Grand ideas first,  obstacles later

I’m vaguely disappointed to see Nature jumping on the “Changed the world” bandwagon—not least because their essay series is basically world-changing as reported by the (self-reported) world-changers. In my perfect (changed!) world we’d have counter-narratives by people who attended other, equally-important-seeming meetings at roughly the same time. I should note, though, that if CERN’s now-operational Large Hadron Collider defies the physicists’ consensus and does wind up spawning a black hole that sucks up the entire planet—well then I’ll tip my extremely dense, extremely small hat to CERN’s founders as world-changers indeed.

Creative ideas are not always solo strokes of genius, argues Ed Catmull, the computer-scientist president of Pixar and Disney Animation Studios, in the current issue of the Harvard Business Review. Frequently, he says, the best ideas emerge when talented people from different disciplines work together.

This week, Nature begins a series of six Essays that illustrate Catmull’s case. Each recalls a conference in which a creative outcome emerged from scientists pooling ideas, expertise and time with others — especially policy-makers, non-governmental organizations and the media. Each is written by someone who was there, usually an organizer or the meeting chair. Because the conferences were chosen for their societal consequences, we’ve called our series ‘Meetings that Changed the World’.
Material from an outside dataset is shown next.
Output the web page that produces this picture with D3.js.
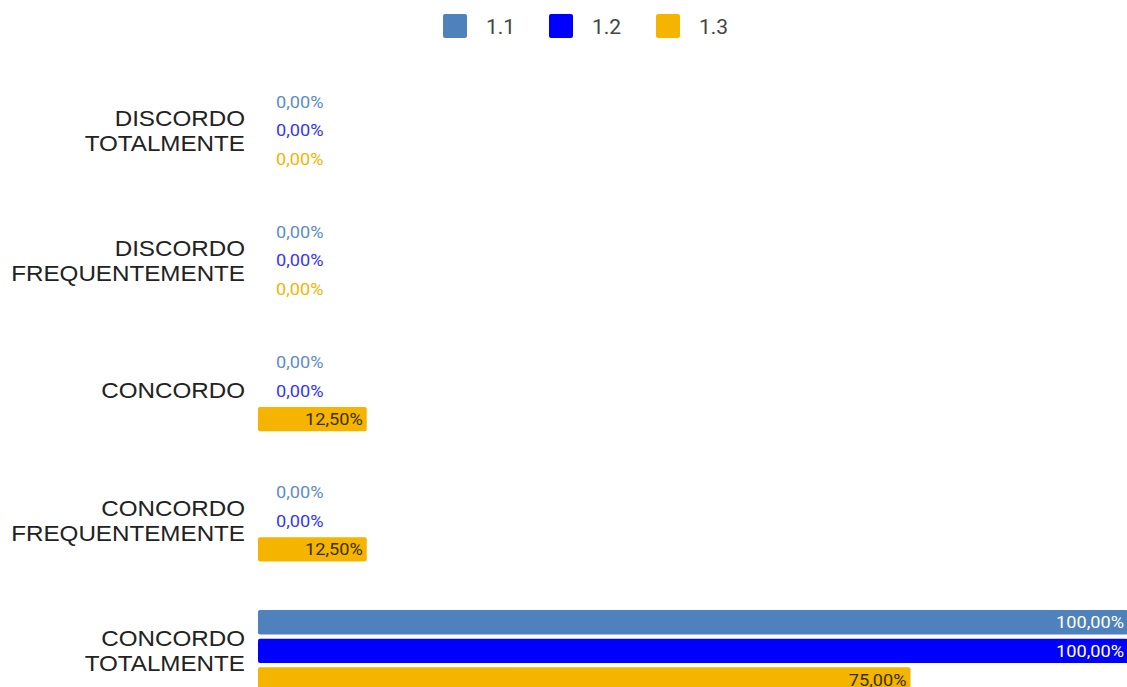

This week, François de Rose relives the drama of the December 1951 conference at the UNESCO headquarters in Paris that led to the creation of CERN, the European particle-physics laboratory based near Geneva (see page 174). De Rose, then France’s representative to the United Nations Atomic Energy Commission, chaired the meeting. He had got caught up in the process after becoming friends with Robert Oppenheimer, one of CERN’s earliest proponents. De Rose said in a separate interview with Nature that CERN was the result of the capacity of scientists such as Oppenheimer to propose grand ideas, and worry about obstacles later.

Although this approach does not always work, the next few weeks will show that it really has changed the world. In the ensuing half-century, CERN has revolutionized our understanding of the subatomic world; with the switching-on this week of the Large Hadron Collider (see page 156) it promises to scale new heights.